Adiós al AK-47, bienvenido el fusil–pala
El martes 27 de junio de 2017 quedará marcado en la historia colombiana como el día en que la guerrilla más antigua del mundo entregó 7.132 armas certificadas por Naciones Unidas
El desarme de las FARC es el hecho político más importante desde la Constituyente de 1991, porque logra regresar a la política a la guerrilla que combatió por más de medio siglo a cambio de unos acuerdos que ya tienen y deben tener un impacto definitivo en las estructuras políticas y la vida social del país. La Constitución mencionada hizo las reformas, pero dejó a mitad de camino el fin de la guerra. Otras guerras enfrentábamos entonces.
El martes 27 de junio de 2017 quedará marcado en la historia colombiana como el día en que la guerrilla más antigua del mundo entregó 7.132 armas certificadas por Naciones Unidas, a un año de unas nuevas elecciones presidenciales.
El icónico fusil soviético AK 47 es ahora el fusil-pala, una pala para trabajar y esa, la noticia que incluso tuvo poco eco en algunos medios y que no representó mayor entusiasmo para el ciudadano que no ha sido víctima, es un hecho objetivo e irrebatible.
La desconfianza sin embargo es explicable de diversas maneras y no solo porque la oposición se ha encargado de incrementarla sino porque la memoria guarda las atrocidades cometidas durante el conflicto y el proceso de perdón y reconciliación se da por etapas, dependiendo en gran medida del cumplimiento en los procesos de reparación y verdad.
La discusión de si son todas las armas o si entregaron menos como ha ocurrido en la gran mayoría de los procesos de negociación del mundo, donde el promedio de entrega es de 0.58 armas por hombre desmovilizado, solo tiene valor en la medida en que no queden algunas en el mercado negro de armas en busca de nuevos mercenarios, pero ese es otro desafío, uno de los tantos a los que nos enfrentamos.
El hecho más importante como bien lo dijo Rodrigo Londono, Timochenko: “Ponemos fin a nuestro levantamiento de 53 años” acompañado de la frase del presidente Juan Manuel Santos: “Por haber logrado esta paz, ha valido la pena ser presidente”, ocurrió y selló el proceso. Lo que viene ahora es el verdadero desafío para nuestra imaginación, para la conducción del Estado, para los partidos políticos –hoy con una favorabilidad por debajo de las mismas FARC– y para los encargados de garantizar el blindaje jurídico a los acuerdos.
El gobierno tiene una coalición frágil en su último año y el manoseo de los candidatos en campaña anticipada genera riesgos para el cumplimiento de la palabra empeñada. Ya se anunciaron las coaliciones de los expresidentes Uribe y Pastrana en torno a una derecha que insiste en la modificación de los acuerdos, las señales para el ciudadano no son claras y mucho menos responsables cuando la invitación de sus líderes es a destruir en nombre de la defensa del Estado de Derecho.

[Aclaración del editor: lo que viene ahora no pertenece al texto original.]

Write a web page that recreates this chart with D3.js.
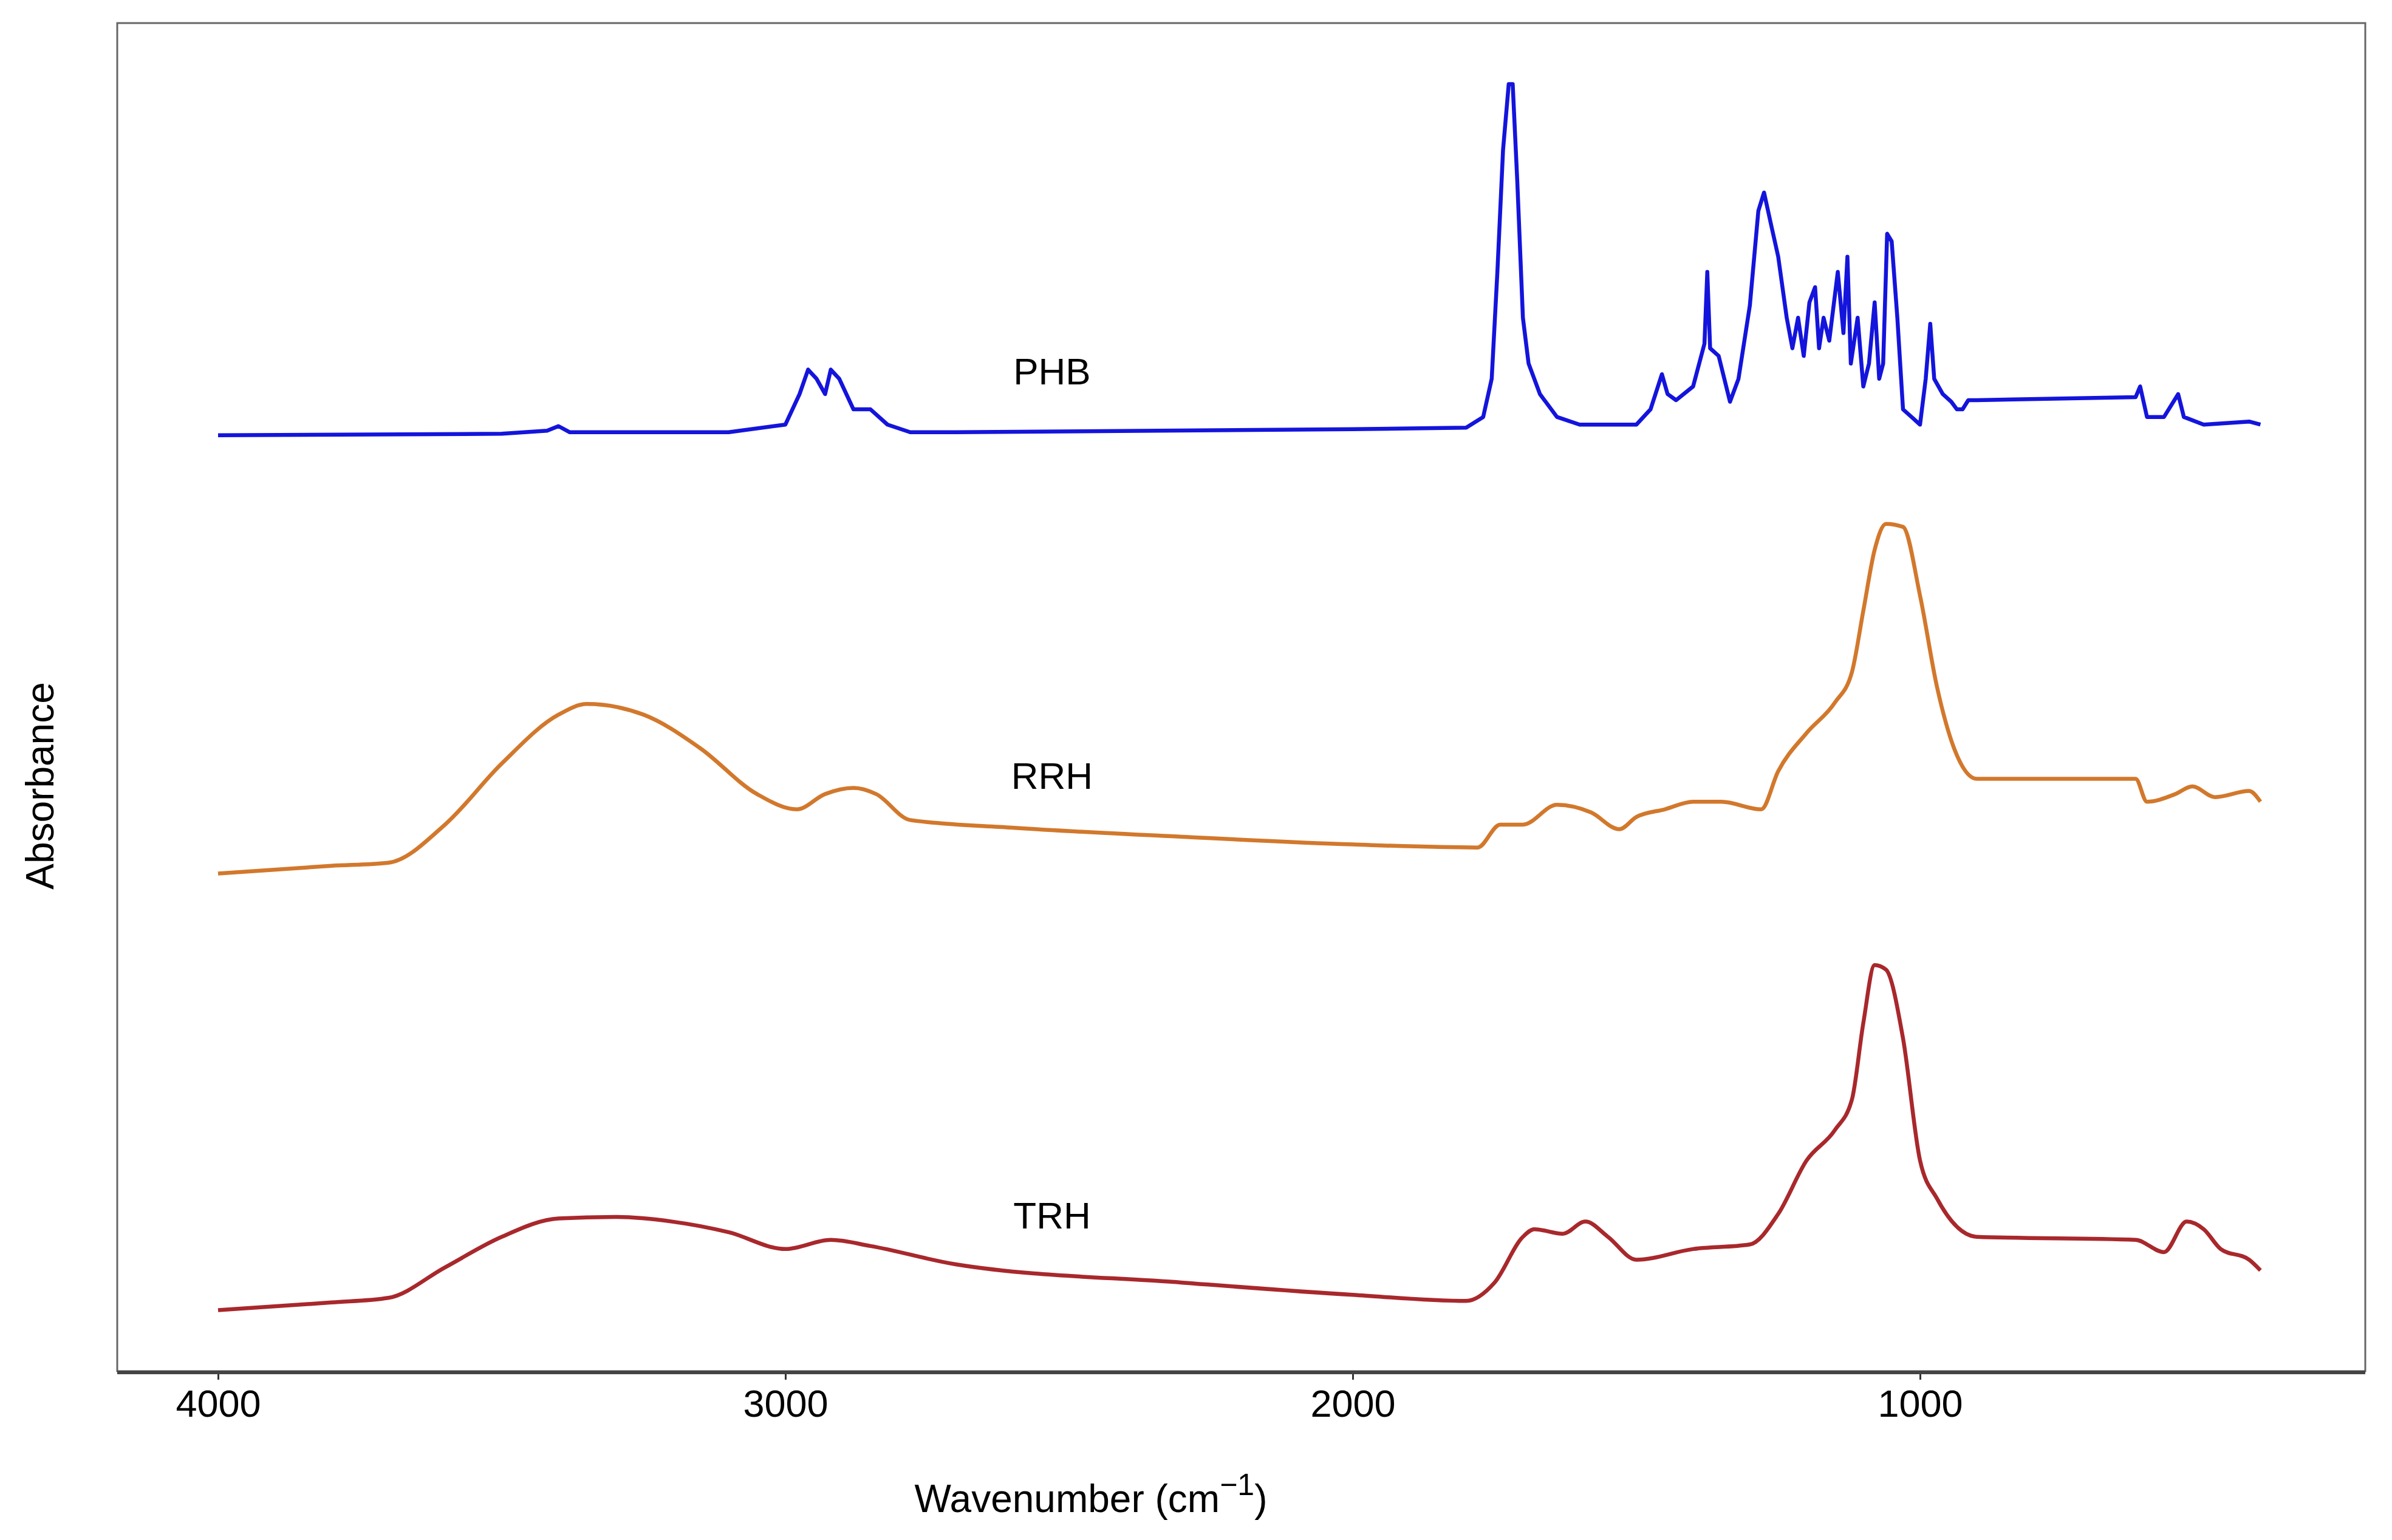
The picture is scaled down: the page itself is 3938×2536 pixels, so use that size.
<!DOCTYPE html>
<html><head><meta charset="utf-8">
<script src="https://cdn.jsdelivr.net/npm/d3@7"></script>
<style>body{margin:0;background:#fff}svg{display:block}</style></head>
<body><svg id="c" width="3938" height="2536"></svg>
<script>
const xTicks=[4000,3000,2000,1000];
const seriesNames=["PHB","RRH","TRH"];
const seriesColors=["#1414dc","#d2782c","#a8282c"];
const labelPos=[[2530,6.53],[2530,3.88],[2530,1.0]];
const phb=[[4000,6.13],[3500,6.14],[3420,6.16],[3400,6.19],[3380,6.15],[3100,6.15],[3000,6.2],[2975,6.4],[2960,6.56],[2945,6.5],[2930,6.4],[2920,6.56],[2905,6.5],[2880,6.3],[2850,6.3],[2820,6.2],[2780,6.15],[2700,6.15],[2000,6.17],[1800,6.18],[1770,6.25],[1755,6.5],[1745,7.2],[1735,8.0],[1725,8.43],[1718,8.43],[1710,7.8],[1700,6.9],[1690,6.6],[1670,6.4],[1640,6.25],[1600,6.2],[1500,6.2],[1475,6.3],[1455,6.53],[1445,6.4],[1430,6.36],[1400,6.45],[1380,6.73],[1375,7.2],[1370,6.7],[1355,6.65],[1335,6.35],[1320,6.5],[1300,6.98],[1285,7.6],[1275,7.72],[1262,7.5],[1250,7.3],[1235,6.9],[1225,6.7],[1215,6.9],[1205,6.65],[1195,7.0],[1185,7.1],[1178,6.7],[1170,6.9],[1160,6.75],[1145,7.2],[1135,6.8],[1128,7.3],[1122,6.6],[1110,6.9],[1100,6.45],[1090,6.6],[1080,7.0],[1072,6.5],[1065,6.6],[1058,7.45],[1050,7.4],[1040,6.9],[1030,6.3],[1015,6.25],[1000,6.2],[990,6.5],[982,6.86],[975,6.5],[960,6.4],[945,6.35],[935,6.3],[925,6.3],[915,6.36],[900,6.36],[620,6.38],[612,6.45],[600,6.25],[570,6.25],[545,6.4],[535,6.25],[500,6.2],[420,6.22],[400,6.2]];
const rrh=[[4000,3.26],[3800,3.31],[3700,3.33],[3600,3.58],[3500,3.98],[3400,4.30],[3350,4.37],[3250,4.30],[3150,4.08],[3050,3.78],[2980,3.68],[2930,3.78],[2880,3.82],[2840,3.78],[2780,3.61],[2600,3.56],[2300,3.50],[2000,3.45],[1780,3.43],[1740,3.58],[1700,3.58],[1640,3.71],[1580,3.66],[1530,3.55],[1500,3.63],[1450,3.68],[1400,3.73],[1350,3.73],[1280,3.68],[1250,3.93],[1200,4.18],[1150,4.38],[1120,4.58],[1100,4.98],[1080,5.38],[1060,5.55],[1030,5.53],[1000,5.08],[970,4.48],[940,4.08],[900,3.88],[620,3.88],[600,3.73],[550,3.78],[520,3.83],[480,3.76],[420,3.80],[400,3.73]];
const trh=[[4000,0.40],[3800,0.45],[3700,0.48],[3600,0.68],[3500,0.88],[3400,1.00],[3300,1.01],[3200,0.98],[3100,0.91],[3000,0.80],[2920,0.86],[2850,0.82],[2700,0.70],[2300,0.58],[2000,0.50],[1800,0.46],[1750,0.58],[1700,0.88],[1680,0.93],[1630,0.90],[1590,0.98],[1550,0.88],[1500,0.73],[1400,0.80],[1300,0.83],[1250,1.03],[1200,1.38],[1150,1.58],[1120,1.78],[1100,2.28],[1080,2.66],[1060,2.63],[1030,2.18],[1000,1.38],[970,1.13],[900,0.88],[620,0.86],[570,0.78],[530,0.98],[500,0.93],[470,0.80],[420,0.73],[400,0.66]];
const data=[phb,rrh,trh];

const svg=d3.select("#c");
const L=193,R=3894,T=38,B=2258;
const x=d3.scaleLinear().domain([4000,1000]).range([359,3161]);
const y=d3.scaleLinear().domain([0,8.83]).range([B,T]);
svg.append("rect").attr("x",L).attr("y",T).attr("width",R-L).attr("height",B-T).attr("fill","none").attr("stroke","#666").attr("stroke-width",3);
const ax=svg.append("g").attr("transform",`translate(0,${B})`).call(d3.axisBottom(x).tickValues(xTicks).tickSize(14).tickPadding(16).tickFormat(d3.format("d")));
ax.select(".domain").remove();
ax.selectAll("line").attr("stroke","#333").attr("stroke-width",3);
ax.selectAll("text").attr("font-family","Liberation Sans, Arial").attr("font-size",63).attr("fill","#000");
svg.append("line").attr("x1",L).attr("x2",R).attr("y1",B+2).attr("y2",B+2).attr("stroke","#444").attr("stroke-width",6);
data.forEach((s,i)=>{
  const line=d3.line().x(d=>x(d[0])).y(d=>y(d[1])).curve(i===0?d3.curveLinear:d3.curveMonotoneX);
  const pts=s.slice().sort((a,b)=>a[0]-b[0]);
  svg.append("path").datum(pts).attr("d",line).attr("fill","none").attr("stroke",seriesColors[i]).attr("stroke-width",6.5).attr("stroke-linejoin","round");
  svg.append("text").attr("x",x(labelPos[i][0])).attr("y",y(labelPos[i][1])).attr("text-anchor","middle").attr("dominant-baseline","middle").attr("font-family","Liberation Sans, Arial").attr("font-size",62).text(seriesNames[i]);
});
const xl=svg.append("text").attr("x",1796).attr("y",2490).attr("text-anchor","middle").attr("font-family","Liberation Sans, Arial").attr("font-size",64);
xl.append("tspan").text("Wavenumber (cm");
xl.append("tspan").attr("dy",-28).attr("font-size",50).text("−1");
xl.append("tspan").attr("dy",28).text(")");
svg.append("text").attr("transform","translate(88,1294) rotate(-90)").attr("text-anchor","middle").attr("font-family","Liberation Sans, Arial").attr("font-size",64).text("Absorbance");
</script></body></html>
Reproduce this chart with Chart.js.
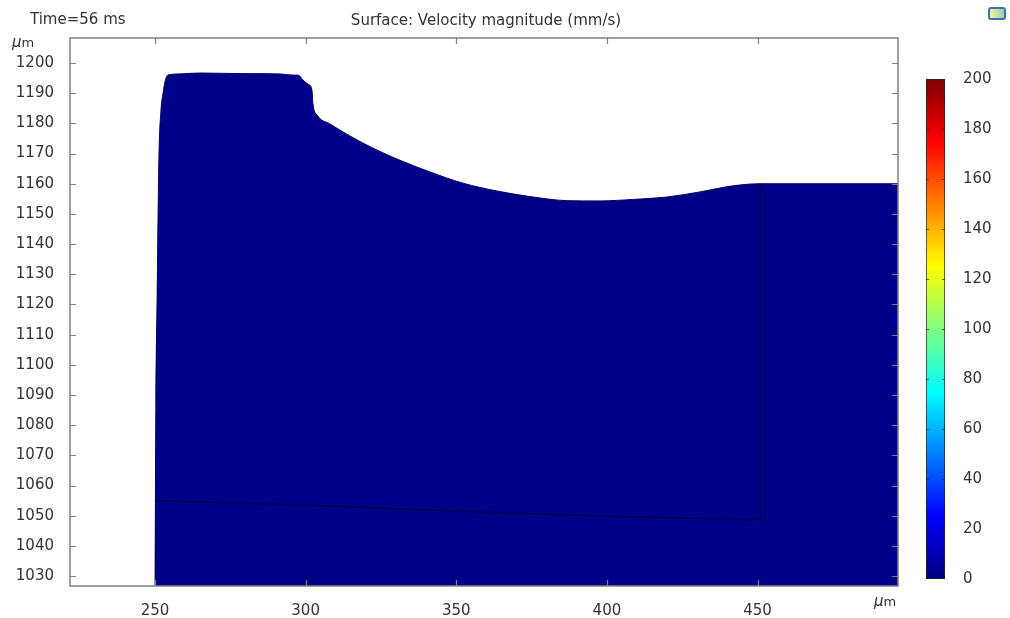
<!DOCTYPE html>
<html>
<head>
<meta charset="utf-8">
<script src="https://cdn.jsdelivr.net/npm/chart.js@4"></script>
<style>
    html, body { margin: 0; padding: 0; background: #fff; }
    #wrap { position: relative; width: 1010px; height: 618px; }
    #main { position: absolute; left: 0; top: 0; }
    #cbar { position: absolute; left: 900px; top: 0; }
    #icon {
        position: absolute; left: 988px; top: 7px; width: 14px; height: 9px;
        border: 2px solid #3d6fb4; border-radius: 3px;
        background: linear-gradient(to right, #f4f0a0, #9fd0a8);
    }
</style>
</head>
<body>
<div id="wrap">
    <canvas id="main" width="1010" height="618"></canvas>
    <canvas id="cbar" width="110" height="618"></canvas>
    <div id="icon"></div>
</div>
<script>
// axis ranges / ticks (um)
const xMin = 221.8, xMax = 496.6;
const yMin = 1026.7, yMax = 1208.3;
const xTicks = [250, 300, 350, 400, 450];
const yTicks = [1030, 1040, 1050, 1060, 1070, 1080, 1090, 1100, 1110, 1120, 1130, 1140, 1150, 1160, 1170, 1180, 1190, 1200];
const cbTicks = [0, 20, 40, 60, 80, 100, 120, 140, 160, 180, 200];

// free surface of the melt (top outline, left to right)
const shapeX = [250.0, 250.3, 250.7, 251.3, 252.0, 252.7, 253.3, 254.3, 258.3, 264.9, 278.2, 291.5, 295.8, 297.5, 299.1, 300.8, 302.1, 302.4, 303.8, 308.1, 319.0, 330.3, 341.3, 352.2, 363.5, 375.5, 386.7, 397.7, 408.6, 419.9, 430.9, 441.8, 450.8, 500.0];
const shapeY = [1020.0, 1088.3, 1121.4, 1167.9, 1184.4, 1190.1, 1193.7, 1196.0, 1196.4, 1196.7, 1196.5, 1196.4, 1196.0, 1196.0, 1194.4, 1193.0, 1191.1, 1186.7, 1182.8, 1179.8, 1173.5, 1168.2, 1163.9, 1160.2, 1157.6, 1155.6, 1154.4, 1154.3, 1154.8, 1155.6, 1157.3, 1159.3, 1160.0, 1160.0];

// inner domain boundary
const innerX = [250.3, 300.0, 350.0, 400.0, 451.0, 451.0];
const innerY = [1055.0, 1053.5, 1051.5, 1049.8, 1048.6, 1160.0];

const txtColor = '#333';
const axisColor = '#808080';
const font15 = { family: 'DejaVu Sans', size: 15 };
const plain = v => String(v);

const framePlugin = {
    id: 'frame',
    afterDatasetsDraw(chart) {
        const { ctx, chartArea: a, scales } = chart;
        ctx.save();
        ctx.strokeStyle = axisColor;
        ctx.lineWidth = 1.5;
        ctx.strokeRect(a.left, a.top, a.right - a.left, a.bottom - a.top);
        ctx.lineWidth = 1.2;
        ctx.beginPath();
        xTicks.forEach(v => {
            const px = Math.round(scales.x.getPixelForValue(v)) + 0.5;
            ctx.moveTo(px, a.top); ctx.lineTo(px, a.top + 6);
            ctx.moveTo(px, a.bottom); ctx.lineTo(px, a.bottom - 6);
        });
        yTicks.forEach(v => {
            const py = Math.round(scales.y.getPixelForValue(v)) + 0.5;
            ctx.moveTo(a.left, py); ctx.lineTo(a.left + 6, py);
            ctx.moveTo(a.right, py); ctx.lineTo(a.right - 6, py);
        });
        ctx.stroke();

        ctx.fillStyle = txtColor;
        ctx.font = '15px "DejaVu Sans"';
        ctx.textBaseline = 'alphabetic';
        ctx.textAlign = 'left';
        ctx.fillText('Time=56 ms', 30, 24);
        ctx.textAlign = 'center';
        ctx.fillText('Surface: Velocity magnitude (mm/s)', (a.left + a.right) / 2 + 2, 25);

        const unit = (x, y) => {
            ctx.textAlign = 'left';
            ctx.font = 'italic 15px "DejaVu Sans"';
            ctx.fillText('\u00b5', x, y);
            const w = ctx.measureText('\u00b5').width;
            ctx.font = '13px "DejaVu Sans"';
            ctx.fillText('m', x + w, y);
        };
        unit(12, 47);
        unit(874, 606);
        ctx.restore();
    }
};

new Chart(document.getElementById('main'), {
    type: 'scatter',
    data: {
        datasets: [
            {
                data: shapeX.map((x, i) => ({ x, y: shapeY[i] })),
                showLine: true, fill: 'start', order: 2,
                backgroundColor: '#000088', borderColor: '#000060', borderWidth: 1,
                pointRadius: 0, cubicInterpolationMode: 'monotone'
            },
            {
                data: innerX.map((x, i) => ({ x, y: innerY[i] })),
                showLine: true, fill: false, order: 1,
                borderColor: '#000050', borderWidth: 1.6,
                pointRadius: 0, tension: 0
            }
        ]
    },
    options: {
        responsive: false,
        animation: false,
        layout: { padding: { left: 10, top: 38, right: 112, bottom: 0 } },
        plugins: { legend: { display: false }, tooltip: { enabled: false } },
        scales: {
            x: {
                type: 'linear', min: xMin, max: xMax,
                afterBuildTicks: s => { s.ticks = xTicks.map(v => ({ value: v })); },
                afterFit: s => { s.height = 32; },
                grid: { display: false }, border: { display: false },
                ticks: { padding: 8, color: txtColor, font: font15, maxRotation: 0, callback: plain }
            },
            y: {
                type: 'linear', min: yMin, max: yMax,
                afterBuildTicks: s => { s.ticks = yTicks.map(v => ({ value: v })); },
                afterFit: s => { s.width = 60; },
                grid: { display: false }, border: { display: false },
                ticks: { padding: 8, color: txtColor, font: font15, callback: plain }
            }
        }
    },
    plugins: [framePlugin]
});

// colour legend
function jet(chart) {
    const a = chart.chartArea;
    if (!a) return '#00007f';
    const g = chart.ctx.createLinearGradient(0, a.bottom, 0, a.top);
    g.addColorStop(0, '#00007f');
    g.addColorStop(0.125, '#0000ff');
    g.addColorStop(0.375, '#00ffff');
    g.addColorStop(0.625, '#ffff00');
    g.addColorStop(0.875, '#ff0000');
    g.addColorStop(1, '#7f0000');
    return g;
}

const cbTickPlugin = {
    id: 'cbTicks',
    afterDatasetsDraw(chart) {
        const { ctx, chartArea: a, scales } = chart;
        ctx.save();
        ctx.strokeStyle = 'rgba(40,40,40,0.7)';
        ctx.lineWidth = 1;
        ctx.beginPath();
        cbTicks.slice(1, -1).forEach(v => {
            const py = Math.round(scales.y.getPixelForValue(v)) + 0.5;
            ctx.moveTo(a.left, py); ctx.lineTo(a.left + 3, py);
            ctx.moveTo(a.right, py); ctx.lineTo(a.right - 3, py);
        });
        ctx.stroke();
        ctx.restore();
    }
};

new Chart(document.getElementById('cbar'), {
    type: 'bar',
    data: {
        labels: [''],
        datasets: [{
            data: [[cbTicks[0], cbTicks[cbTicks.length - 1]]],
            backgroundColor: ctx => jet(ctx.chart),
            borderColor: '#222', borderWidth: 1, borderSkipped: false,
            barPercentage: 1, categoryPercentage: 1
        }]
    },
    options: {
        responsive: false,
        animation: false,
        layout: { padding: { left: 26, top: 79, right: 0, bottom: 39 } },
        plugins: { legend: { display: false }, tooltip: { enabled: false } },
        scales: {
            x: { display: false },
            y: {
                position: 'right', min: 0, max: 200,
                afterBuildTicks: s => { s.ticks = cbTicks.map(v => ({ value: v })); },
                afterFit: s => { s.width = 65; },
                grid: { display: false }, border: { display: false },
                ticks: { padding: 10, color: txtColor, font: font15, callback: plain }
            }
        }
    },
    plugins: [cbTickPlugin]
});
</script>
</body>
</html>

La invitación debe ser otra, la de construir, empezando por un nuevo lenguaje, en el que la crítica necesaria, el disenso deseado y fundamental en la democracia se pueda convertir en debates de fondo y en lugares donde la ciudadanía encuentre herramientas y opiniones, y no insultos y mentiras para castigar a los enemigos de turno.
En un mundo donde cada día hay un nuevo derecho conquistado, no es admisible que la vieja política con sus mañas pretenda condenar a las generaciones venideras a heredar sus peores formas. Hoy más que nunca el papel de los medios, de la prensa, resulta determinante para reencontrar su papel de denuncia, verificación e información y documentación como contrapoder pero de todos no solo de los gobiernos de turno, si no de empresarios y de quienes ceden a las tentaciones de sus propias ambiciones.
Es urgente encontrar mecanismos que impidan el perverso mundo de las recomendaciones políticas para cobrar venganzas e instrumentos de transparencia contractual, donde no quede impune ni el togado y ni el ladrón de cuello blanco.
La obligación que tiene Colombia por delante es enorme para el gobierno en su etapa de posconflicto, pero también para los ciudadanos de una nación que merece una oportunidad de recuperar la dignidad y la única forma es cuando ese ciudadano asume su deber de veedor, verificador de sus propios recursos, de la gestión de los elegidos y castiga al deshonesto y se niega a aceptar la deslealtad como característica propia del sistema político.